Clear as mud? Awesome.

Anyway, repositioning hardware sprites during the visible screen normally result in ugly black bars along the left side of the screen. This is due to the repositioning command "HMOVE" which is normally done at the start of a new scanline. There's no way to cover these up as they get displayed on top of all other sprites (it's more complicated than that but this gives the general idea.) so the most you can usually do is disguise them by leaving the lefthand of the screen entirely black and unused or try to integrate the look of it into your display like some companies did back in the day. Some Activision games for instance simply called HMOVE every couple of scanlines whether it was needed or not, resulting in an "black comb" effect on the left side of the screen.

There is, however, a way to remove them entirely.
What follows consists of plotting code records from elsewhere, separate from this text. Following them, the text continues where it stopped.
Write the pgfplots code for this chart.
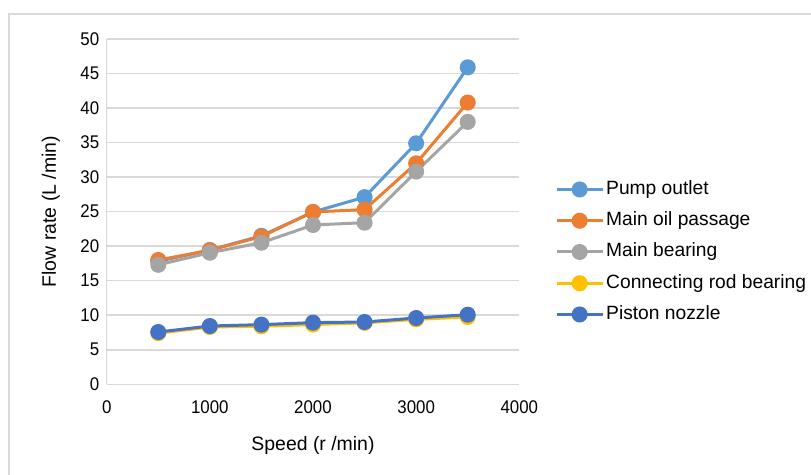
\documentclass[border=0pt]{standalone}
\usepackage{fontspec}
\setmainfont{Liberation Sans}
\newfontfamily\condfont{Liberation Sans}[FakeStretch=0.92]
\usepackage{pgfplots}
\pgfplotsset{compat=1.18}
\definecolor{cPump}{HTML}{5B9BD5}
\definecolor{cOil}{HTML}{ED7D31}
\definecolor{cBear}{HTML}{A5A5A5}
\definecolor{cRod}{HTML}{FFC000}
\definecolor{cPist}{HTML}{4472C4}
\definecolor{cGrid}{HTML}{D9D9D9}
\begin{document}
\begin{tikzpicture}
\useasboundingbox (0,0) rectangle (811bp,475bp);
\fill[white] (0,0) rectangle (811bp,475bp);
\draw[cGrid, line width=1.5bp] (9bp,-10bp) -- (9bp,461bp) -- (830bp,461bp);
\begin{axis}[
  at={(106.7bp,90.7bp)}, anchor=south west,
  scale only axis, width=412.6bp, height=345.3bp,
  xmin=0, xmax=4000, ymin=0, ymax=50,
  xtick={0,1000,2000,3000,4000}, ytick={0,5,...,50},
  axis x line*=bottom, axis y line*=left,
  axis line style={cGrid, line width=1.5bp},
  major tick length=0pt,
  ymajorgrids, grid style={cGrid, line width=1.5bp},
  /pgf/number format/assume math mode=true,
  /pgf/number format/1000 sep={},
  tick label style={font=\condfont\fontsize{18.4}{21}\selectfont, black},
  xticklabel style={yshift=-13bp},
  yticklabel style={xshift=-4bp},
  xlabel={Speed (r /min)}, ylabel={Flow rate (L /min)},
  label style={font=\fontsize{19.5}{22}\selectfont},
  x label style={at={(axis description cs:0.5,-0.1903)}, anchor=base},
  y label style={at={(axis description cs:-0.1229,0.5)}, anchor=base, rotate=0},
  every axis plot/.append style={line width=3bp, mark=*, mark size=6.5bp},
  legend image code/.code={\draw[mark repeat=2,mark phase=2,#1] plot coordinates {(0bp,0bp) (23bp,0bp) (46bp,0bp)};},
  legend cell align=left,
  legend style={at={(axis description cs:1.0865,0.3832)}, anchor=west, draw=none, fill=none,
    font=\fontsize{19.3}{22}\selectfont, inner sep=0pt, row sep=9.25bp,
    nodes={inner sep=2bp, text height=14bp, text depth=4bp}},
]
\addplot[color=cPump, mark options={fill=cPump, draw=cPump}] coordinates {(500,17.8) (1000,19.45) (1500,21.5) (2000,24.95) (2500,27.1) (3000,34.9) (3500,45.9)};
\addlegendentry{Pump outlet}
\addplot[color=cOil, mark options={fill=cOil, draw=cOil}] coordinates {(500,18.0) (1000,19.4) (1500,21.4) (2000,24.95) (2500,25.3) (3000,32.0) (3500,40.8)};
\addlegendentry{Main oil passage}
\addplot[color=cBear, mark options={fill=cBear, draw=cBear}] coordinates {(500,17.3) (1000,19.05) (1500,20.5) (2000,23.07) (2500,23.4) (3000,30.8) (3500,38.0)};
\addlegendentry{Main bearing}
\addplot[color=cRod, mark options={fill=cRod, draw=cRod}] coordinates {(500,7.4) (1000,8.3) (1500,8.4) (2000,8.65) (2500,8.9) (3000,9.4) (3500,9.75)};
\addlegendentry{Connecting rod bearing}
\addplot[color=cPist, mark options={fill=cPist, draw=cPist}] coordinates {(500,7.57) (1000,8.44) (1500,8.64) (2000,8.93) (2500,9.02) (3000,9.6) (3500,10.08)};
\addlegendentry{Piston nozzle}
\end{axis}
\end{tikzpicture}
\end{document}
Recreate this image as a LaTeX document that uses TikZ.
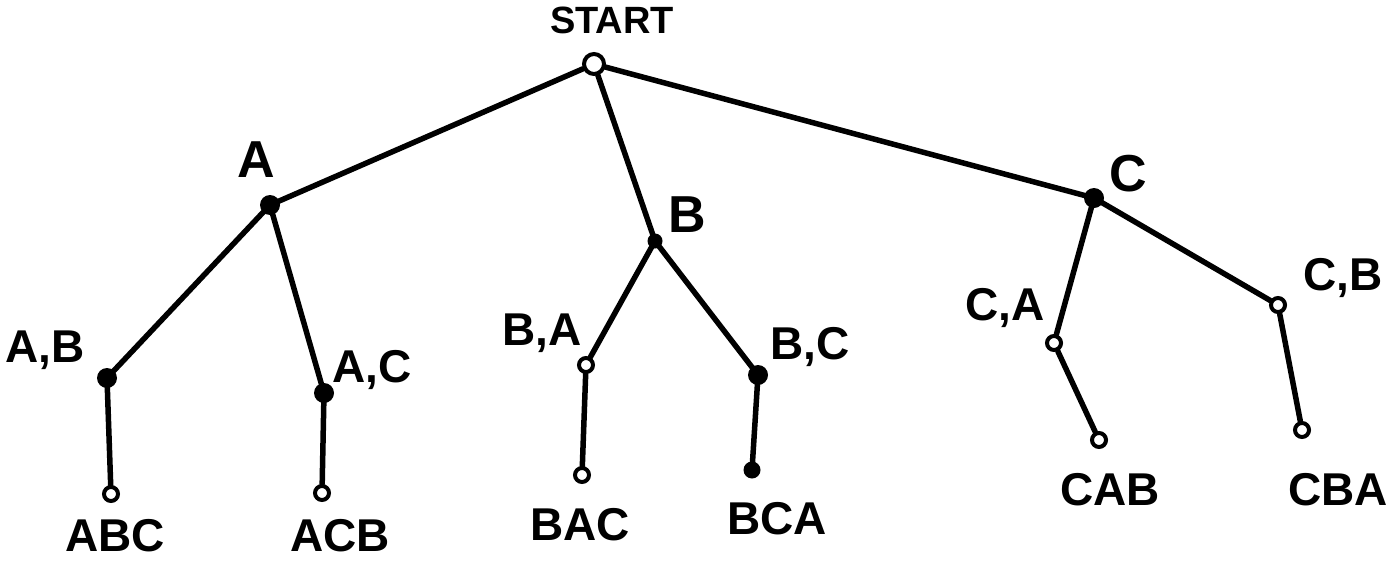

You simply do the HMOVE command at the end of a scanline instead of first thing in a scanline. The problem with this is that the actual behaviour of the HMOVE changes by doing this. Instead of moving your sprites by -7 to +8 pixels from it's current position, it'll move it from -15 to 0 pixels! IE: lefthand movement only! This means you need to write yourself a new positioning routine AND write a line of code that will reliably trigger the HMOVE on cycle 73 of a scanline. And that's what I've finally pulled off. :)

Not the first to do this. Homebrew authors for the 2600 figured it out years ago, and that's where I got the idea to write it for myself. But it's difficult to write it from scratch since horizontal positioning on the atari 2600 is probably one of the most complex 'basic' things you need to be able to do. It didn't help me much that people count cycles on the 2600 in different ways as well, so it was an exercise in itself to try to find out exactly what they meant by "triggering hmove on cycle 73" ... "so the command has to start on cycle 73 or end on cycle 73, or right before 73, and do I start counting at 'cycle 0' or 'cycle 1'" etc etc.

For the record, it has to end on cycle 73, starting your count at cycle 0. So if the first opcode in the scanline took 3 cpu cycles to complete, it would END on cycle 2. (eating up cycles 0, 1, and 2 to carry out it's 3-cycle instruction) cycle 3 is where the next opcode would start. So the HMOVE would have to start on cycle 71 in order to end on time on cycle 73. The HMOVE command takes exactly 3 cycles to complete so would eat up cycles 71, 72, and 73.

Have I bored you to tears yet? Don't worry, I'll learn/remember how to hide things behind cuts one day.

Still a lot of planning to do on the actual playfield although I'm making some progress.